# [EXERCISE GOAL]
Reproduce the listing below in full and without alteration, apart from its pictures.

===============

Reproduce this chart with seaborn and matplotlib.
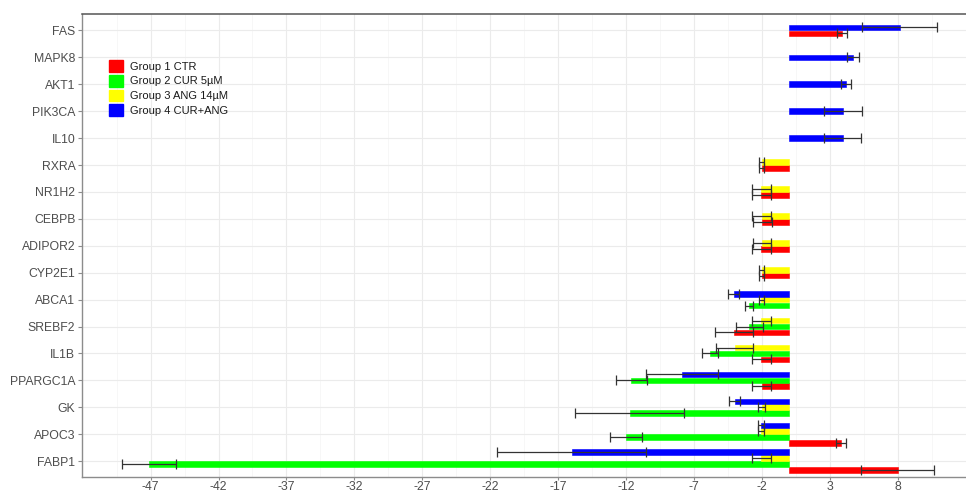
import matplotlib
matplotlib.use("Agg")
import matplotlib.pyplot as plt
from matplotlib.patches import Patch
import seaborn as sns
import pandas as pd
import numpy as np

# genes listed top to bottom
genes = ["FAS", "MAPK8", "AKT1", "PIK3CA", "IL10", "RXRA", "NR1H2", "CEBPB",
         "ADIPOR2", "CYP2E1", "ABCA1", "SREBF2", "IL1B", "PPARGC1A", "GK",
         "APOC3", "FABP1"]

group_names = ["Group 1 CTR", "Group 2 CUR 5\u00b5M", "Group 3 ANG 14\u00b5M", "Group 4 CUR+ANG"]
group_colors = ["#FF0000", "#00FF00", "#FFFF00", "#0000FF"]

nan = np.nan
# fold change per gene (nan = not shown)
g1_val = [3.9, nan, nan, nan, nan, -2.0, -2.05, -1.95, -2.05, -2.0, nan, -4.07, -2.02, -2.0, nan, 3.85, 8.0]
g1_sd = [0.37, nan, nan, nan, nan, 0.2, 0.7, 0.7, 0.7, 0.2, nan, 1.39, 0.68, 0.7, nan, 0.36, 2.7]

g2_val = [nan, nan, nan, nan, nan, nan, nan, nan, nan, nan, -2.95, -2.92, -5.82, -11.6, -11.73, -12.0, -47.1]
g2_sd = [nan, nan, nan, nan, nan, nan, nan, nan, nan, nan, 0.31, 1.0, 0.6, 1.16, 4.0, 1.17, 2.0]

g3_val = [nan, nan, nan, nan, nan, -2.0, -2.05, -2.0, -2.0, -2.0, -2.02, -2.04, -3.98, nan, -2.0, -2.03, -2.02]
g3_sd = [nan, nan, nan, nan, nan, 0.19, 0.7, 0.69, 0.68, 0.2, 0.18, 0.7, 1.36, nan, 0.25, 0.22, 0.68]

g4_val = [8.15, 4.72, 4.2, 4.0, 3.97, nan, nan, nan, nan, nan, -4.07, nan, nan, -7.88, -4.0, -2.03, -16.0]
g4_sd = [2.78, 0.46, 0.4, 1.4, 1.36, nan, nan, nan, nan, nan, 0.4, nan, nan, 2.67, 0.4, 0.22, 5.5]

x_ticks = list(range(-47, 9, 5))

sns.set_theme(style="whitegrid")
plt.rcParams['font.family'] = ['Liberation Sans', 'DejaVu Sans']
plt.rcParams['axes.unicode_minus'] = False

frames = []
for gi, (v, s) in enumerate([(g1_val, g1_sd), (g2_val, g2_sd), (g3_val, g3_sd), (g4_val, g4_sd)]):
    frames.append(pd.DataFrame({"gene": genes, "gidx": gi, "value": v, "sd": s}))
df = pd.concat(frames, ignore_index=True).dropna(subset=["value"])
df["row"] = df["gene"].map({g: i for i, g in enumerate(genes)})

# dodge like preserve="single": fixed bar height, present bars centred on the row
slot = 0.22
bar_h = 0.21
df = df.sort_values(["row", "gidx"], ascending=[True, False])
df["k"] = df.groupby("row").cumcount()
df["n"] = df.groupby("row")["gidx"].transform("count")
df["y"] = df["row"] + (df["k"] - (df["n"] - 1) / 2) * slot

fig = plt.figure(figsize=(9.66, 4.94), dpi=100)
ax = fig.add_axes([0.0852, 0.0338, 0.9148, 0.9373])

for gi in range(4):
    sub = df[df["gidx"] == gi]
    ax.barh(sub["y"], sub["value"], height=bar_h, color=group_colors[gi],
            edgecolor=group_colors[gi], linewidth=0.4, zorder=2)
ax.errorbar(df["value"], df["y"], xerr=df["sd"], fmt="none", ecolor="#333333",
            elinewidth=0.9, capsize=3.3, capthick=0.9, zorder=3)

ax.set_xlim(-52.03, 13.04)
ax.set_ylim(len(genes) - 1 + 0.6, -0.6)
ax.set_yticks(range(len(genes)))
ax.set_yticklabels(genes)
ax.set_xticks(x_ticks)
ax.set_xticks([t + 2.5 for t in [-52] + x_ticks], minor=True)
ax.set_xlabel("")
ax.set_ylabel("")

ax.set_facecolor("white")
ax.grid(True, which="major", color="#ebebeb", linewidth=0.8, zorder=0)
ax.grid(True, which="minor", axis="x", color="#f4f4f4", linewidth=0.5, zorder=0)
ax.set_axisbelow(True)

for side in ["left", "bottom"]:
    ax.spines[side].set_color("#8c8c8c")
    ax.spines[side].set_linewidth(1.0)
ax.spines["top"].set_color("#555555")
ax.spines["top"].set_linewidth(1.1)
ax.spines["right"].set_visible(False)

ax.tick_params(axis="both", which="major", length=3, width=0.8, color="#8c8c8c",
               labelsize=8.8, labelcolor="#4d4d4d", pad=2, left=True, bottom=True)
ax.tick_params(axis="x", which="major", length=2.5, pad=0.5)
ax.tick_params(axis="x", which="minor", length=0)

handles = [Patch(facecolor=c, edgecolor=c, label=n) for c, n in zip(group_colors, group_names)]
ax.legend(handles=handles, loc="upper left", bbox_to_anchor=(0.0302, 0.9015),
          frameon=False, fontsize=8, handlelength=1.26, handleheight=1.26,
          labelspacing=0.27, handletextpad=0.67, borderpad=0, borderaxespad=0,
          labelcolor="#1a1a1a")

fig.savefig("out.png", dpi=100)
plt.close(fig)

===============

# [EXERCISE SOLUTION]
Reproduce this chart with seaborn and matplotlib.
import matplotlib
matplotlib.use("Agg")
import matplotlib.pyplot as plt
from matplotlib.patches import Patch
import seaborn as sns
import pandas as pd
import numpy as np

# genes listed top to bottom
genes = ["FAS", "MAPK8", "AKT1", "PIK3CA", "IL10", "RXRA", "NR1H2", "CEBPB",
         "ADIPOR2", "CYP2E1", "ABCA1", "SREBF2", "IL1B", "PPARGC1A", "GK",
         "APOC3", "FABP1"]

group_names = ["Group 1 CTR", "Group 2 CUR 5\u00b5M", "Group 3 ANG 14\u00b5M", "Group 4 CUR+ANG"]
group_colors = ["#FF0000", "#00FF00", "#FFFF00", "#0000FF"]

nan = np.nan
# fold change per gene (nan = not shown)
g1_val = [3.9, nan, nan, nan, nan, -2.0, -2.05, -1.95, -2.05, -2.0, nan, -4.07, -2.02, -2.0, nan, 3.85, 8.0]
g1_sd = [0.37, nan, nan, nan, nan, 0.2, 0.7, 0.7, 0.7, 0.2, nan, 1.39, 0.68, 0.7, nan, 0.36, 2.7]

g2_val = [nan, nan, nan, nan, nan, nan, nan, nan, nan, nan, -2.95, -2.92, -5.82, -11.6, -11.73, -12.0, -47.1]
g2_sd = [nan, nan, nan, nan, nan, nan, nan, nan, nan, nan, 0.31, 1.0, 0.6, 1.16, 4.0, 1.17, 2.0]

g3_val = [nan, nan, nan, nan, nan, -2.0, -2.05, -2.0, -2.0, -2.0, -2.02, -2.04, -3.98, nan, -2.0, -2.03, -2.02]
g3_sd = [nan, nan, nan, nan, nan, 0.19, 0.7, 0.69, 0.68, 0.2, 0.18, 0.7, 1.36, nan, 0.25, 0.22, 0.68]

g4_val = [8.15, 4.72, 4.2, 4.0, 3.97, nan, nan, nan, nan, nan, -4.07, nan, nan, -7.88, -4.0, -2.03, -16.0]
g4_sd = [2.78, 0.46, 0.4, 1.4, 1.36, nan, nan, nan, nan, nan, 0.4, nan, nan, 2.67, 0.4, 0.22, 5.5]

x_ticks = list(range(-47, 9, 5))

sns.set_theme(style="whitegrid")
plt.rcParams['font.family'] = ['Liberation Sans', 'DejaVu Sans']
plt.rcParams['axes.unicode_minus'] = False

frames = []
for gi, (v, s) in enumerate([(g1_val, g1_sd), (g2_val, g2_sd), (g3_val, g3_sd), (g4_val, g4_sd)]):
    frames.append(pd.DataFrame({"gene": genes, "gidx": gi, "value": v, "sd": s}))
df = pd.concat(frames, ignore_index=True).dropna(subset=["value"])
df["row"] = df["gene"].map({g: i for i, g in enumerate(genes)})

# dodge like preserve="single": fixed bar height, present bars centred on the row
slot = 0.22
bar_h = 0.21
df = df.sort_values(["row", "gidx"], ascending=[True, False])
df["k"] = df.groupby("row").cumcount()
df["n"] = df.groupby("row")["gidx"].transform("count")
df["y"] = df["row"] + (df["k"] - (df["n"] - 1) / 2) * slot

fig = plt.figure(figsize=(9.66, 4.94), dpi=100)
ax = fig.add_axes([0.0852, 0.0338, 0.9148, 0.9373])

for gi in range(4):
    sub = df[df["gidx"] == gi]
    ax.barh(sub["y"], sub["value"], height=bar_h, color=group_colors[gi],
            edgecolor=group_colors[gi], linewidth=0.4, zorder=2)
ax.errorbar(df["value"], df["y"], xerr=df["sd"], fmt="none", ecolor="#333333",
            elinewidth=0.9, capsize=3.3, capthick=0.9, zorder=3)

ax.set_xlim(-52.03, 13.04)
ax.set_ylim(len(genes) - 1 + 0.6, -0.6)
ax.set_yticks(range(len(genes)))
ax.set_yticklabels(genes)
ax.set_xticks(x_ticks)
ax.set_xticks([t + 2.5 for t in [-52] + x_ticks], minor=True)
ax.set_xlabel("")
ax.set_ylabel("")

ax.set_facecolor("white")
ax.grid(True, which="major", color="#ebebeb", linewidth=0.8, zorder=0)
ax.grid(True, which="minor", axis="x", color="#f4f4f4", linewidth=0.5, zorder=0)
ax.set_axisbelow(True)

for side in ["left", "bottom"]:
    ax.spines[side].set_color("#8c8c8c")
    ax.spines[side].set_linewidth(1.0)
ax.spines["top"].set_color("#555555")
ax.spines["top"].set_linewidth(1.1)
ax.spines["right"].set_visible(False)

ax.tick_params(axis="both", which="major", length=3, width=0.8, color="#8c8c8c",
               labelsize=8.8, labelcolor="#4d4d4d", pad=2, left=True, bottom=True)
ax.tick_params(axis="x", which="major", length=2.5, pad=0.5)
ax.tick_params(axis="x", which="minor", length=0)

handles = [Patch(facecolor=c, edgecolor=c, label=n) for c, n in zip(group_colors, group_names)]
ax.legend(handles=handles, loc="upper left", bbox_to_anchor=(0.0302, 0.9015),
          frameon=False, fontsize=8, handlelength=1.26, handleheight=1.26,
          labelspacing=0.27, handletextpad=0.67, borderpad=0, borderaxespad=0,
          labelcolor="#1a1a1a")

fig.savefig("out.png", dpi=100)
plt.close(fig)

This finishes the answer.